If walls are prepared correctly, wallpaper can be stripped quite easily. My _average_ is 1min/s.f. Easy strips take about 50 sec/s.f. - that's from first step into the room to clean and out. 

If residential paper is on top of unprimed sheetrock, it's there for keeps. Go find some Draw-tite (Scotch paints, Gardena, CA) and seal it and start new. (Commercial vinyl is often installed on top of raw rock, but with "strippable" adhesive)


----------



## salmangeri

DaddyOh,

For me I've found the best method for removing wall paper is to take a blow torch no jess kiddin.....take an orbital sander with 80 grit or less and sand the surface. The papers have a coating on them so water will not penetrate the surface.

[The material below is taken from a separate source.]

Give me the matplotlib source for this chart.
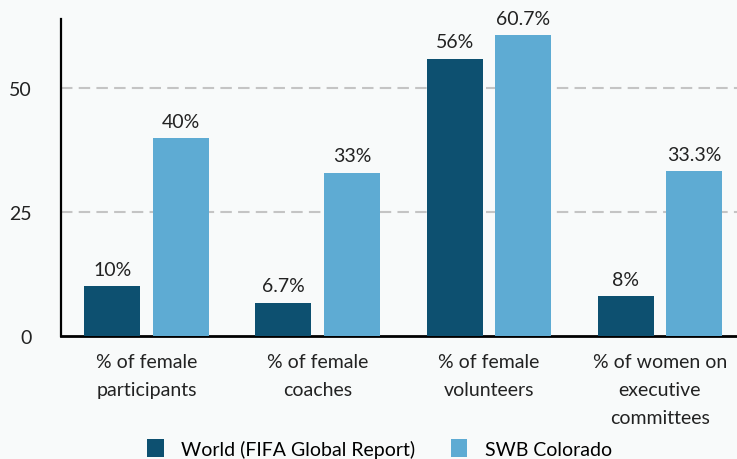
import matplotlib
matplotlib.use("Agg")
import matplotlib.pyplot as plt
import numpy as np

categories = ["% of female\nparticipants", "% of female\ncoaches",
              "% of female\nvolunteers", "% of women on\nexecutive\ncommittees"]
world = [10, 6.7, 56, 8]
swb = [40, 33, 60.7, 33.3]
world_labels = ["10%", "6.7%", "56%", "8%"]
swb_labels = ["40%", "33%", "60.7%", "33.3%"]
series_names = ["World (FIFA Global Report)", "SWB Colorado"]
yticks = [0, 25, 50]

plt.rcParams['font.family'] = ['Lato', 'DejaVu Sans']
bg = '#f8fafa'
dark = '#0d5070'
light = '#5eabd3'
fs = 14

fig = plt.figure(figsize=(7.37, 4.6), dpi=100, facecolor=bg)
ax = fig.add_axes([61/737, 1-337/460, 1-61/737, (337-20)/460], facecolor=bg)

x = np.arange(len(categories))
w = 0.327
off = 0.2
b1 = ax.bar(x - off, world, w, color=dark, label=series_names[0], zorder=3)
b2 = ax.bar(x + off, swb, w, color=light, label=series_names[1], zorder=3)

for bars, labs in ((b1, world_labels), (b2, swb_labels)):
    for r, t in zip(bars, labs):
        ax.annotate(t, (r.get_x() + r.get_width()/2, r.get_height()),
                    xytext=(0, 6), textcoords='offset points',
                    ha='center', va='bottom', fontsize=fs, color='#222222')

ax.set_xlim(-0.5, 3.45)
ax.set_ylim(0, 64)
ax.set_yticks(yticks)
ax.set_yticklabels([str(v) for v in yticks], fontsize=fs, color='#222222')
ax.set_xticks(x)
ax.set_xticklabels(categories, fontsize=fs, color='#222222', linespacing=1.8)
ax.tick_params(axis='both', length=0)
ax.tick_params(axis='y', pad=21)
ax.tick_params(axis='x', pad=12)
for v in yticks[1:]:
    ax.axhline(v, color='#c4c4c4', lw=1.5, ls=(0, (5.5, 3)), zorder=1)
for s in ('top', 'right'):
    ax.spines[s].set_visible(False)
ax.spines['left'].set_linewidth(1.6)
ax.spines['bottom'].set_linewidth(2)
ax.spines['left'].set_color('black')
ax.spines['bottom'].set_color('black')

fig.legend(handles=[b1, b2], labels=series_names, loc='lower center',
           bbox_to_anchor=(0.515, -0.035), ncol=2, frameon=False, fontsize=fs,
           handlelength=0.85, handleheight=1.1, columnspacing=1.8, handletextpad=0.9)

fig.savefig("out.png", dpi=100, facecolor=bg)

Sanding the surface (and I don't mean sanding off the wall paper just a light once over) makes the surface of the wall paper pourous so water can penetrate below the surface to get to the liner /paste. I attach my orbital to a small shop -vac with an additional drywall paper filter in it. You'll especially need the vac if you are sanding dark colored wallpaper. If you don't remove the dust residue after sanding dark papers they will run once the stripper hits it and most likely stain the floors (even grout) below the drop cloth. This method works nicely as paper tigers tend to score the surface of the dry wall as well in the process of scoring and the stripper solution gets into the surface of the dry wall as well. Sanding does not pierce the drywall and so the stripper doesn't have a chance to loosen it in the strippng process. For estimates or quotes I usually do a test behind a piece of furniture or in a spot that no one will see. I've even remove large pictures to do a test patch. Most HO's will allow you to do this. I've found if this method doesn't work then plan "B" is to seal over the wall paper with a quick dry oil (still legal here) base primer. Cut out any bubbles that might appear during the priming and spackle the seams. That's my take hope this helps.

Sal


----------